The park was quite full with tourists. More than any other so far. To get to the trails of Zion Canyon, there is an excellent bus shuttle between the visitor centre and the canyon. This way is faster and more convenient and the road isn't clogged up with cars. The first trail I took was an easy one that leads to the esmerald pools. Even though the area is normally dry, the sandstone acts as a sponge and absorbs water over thousands of years, releasing it in trickles or waterfalls. This effect created these pools. Later in the afternoon, the weather cleared a bit and I went for a longer hike to Angel's Landing. This is an amazing trail. It goes all the way up a mountain and the last bit goes along the edge of the mountain over the rocks. The trail has a heavy steel chain in the most challenging places. Otherwise this trail would be extremely dangerous. In any case, I didn't go all the way to the top, because when I arrived at the last bit I saw thick dark clouds rolling in and it would take them 10 minutes to arrive where I was, and I didn't want to get stranded at the top of that hill. I have to return to Zion one day to complete this trail and do some of the other trails.

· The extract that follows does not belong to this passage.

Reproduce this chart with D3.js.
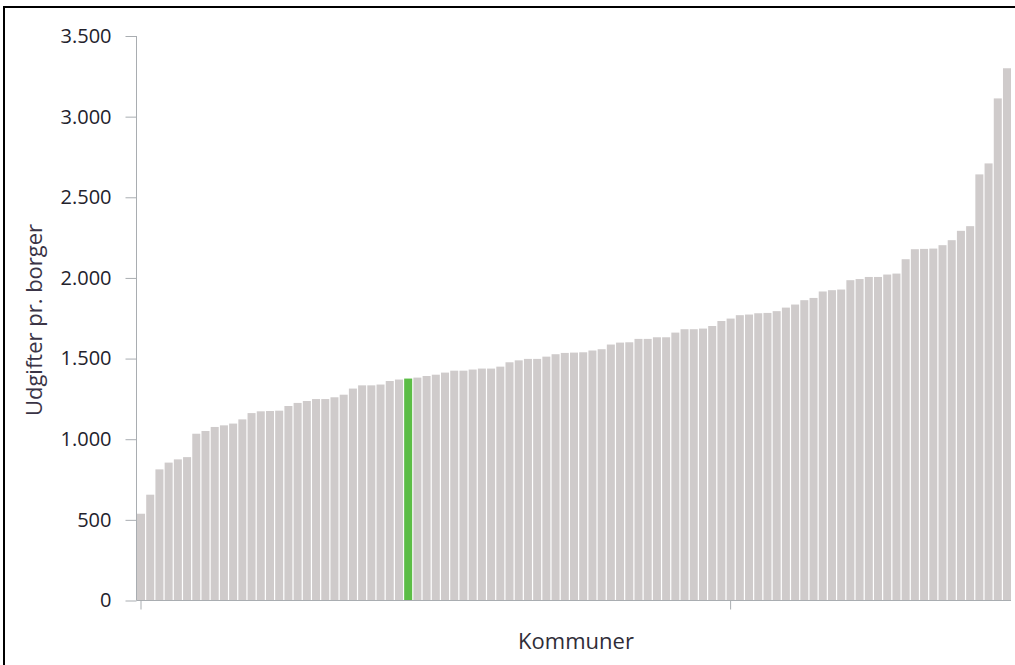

I also met a couple, Bryan and Janet from Idaho. They were really nice people and over their shared campfire we had some good conversation. They were going to Bryce Canyon the next day. I wanted to stay another day at Zion, but it started to snow. My tent was all wet and it was quite miserable, so I left for some well needed sunshine. Las Vegas is suppose to have always a lot of sunshine.
The beautiful red sandstone and the green desert floor close to Lake Mead, Nevada.

I really don't like to travel on interstates and so far I haven't seen anything of interest on them, so I left as soon as possible and took highway 169 south toward Lake Mead. This is really worth a trip. Specially when the wildflowers are blooming. They were just starting. There are yellow, orange, purple, blue and white flowers and the desert has this pale green turquoise colour from all the vegetation. It looks so amazing. More beautiful still is the very dark orange, almost red, sandstone rocks and mountains. They make an incredible contrast with the green desert. There are also black basalt rocks everywhere. I guess they came from volcanoes that spewed them out eons ago. It all looks breathtaking. And this just half an hour from the big city of Las Vegas.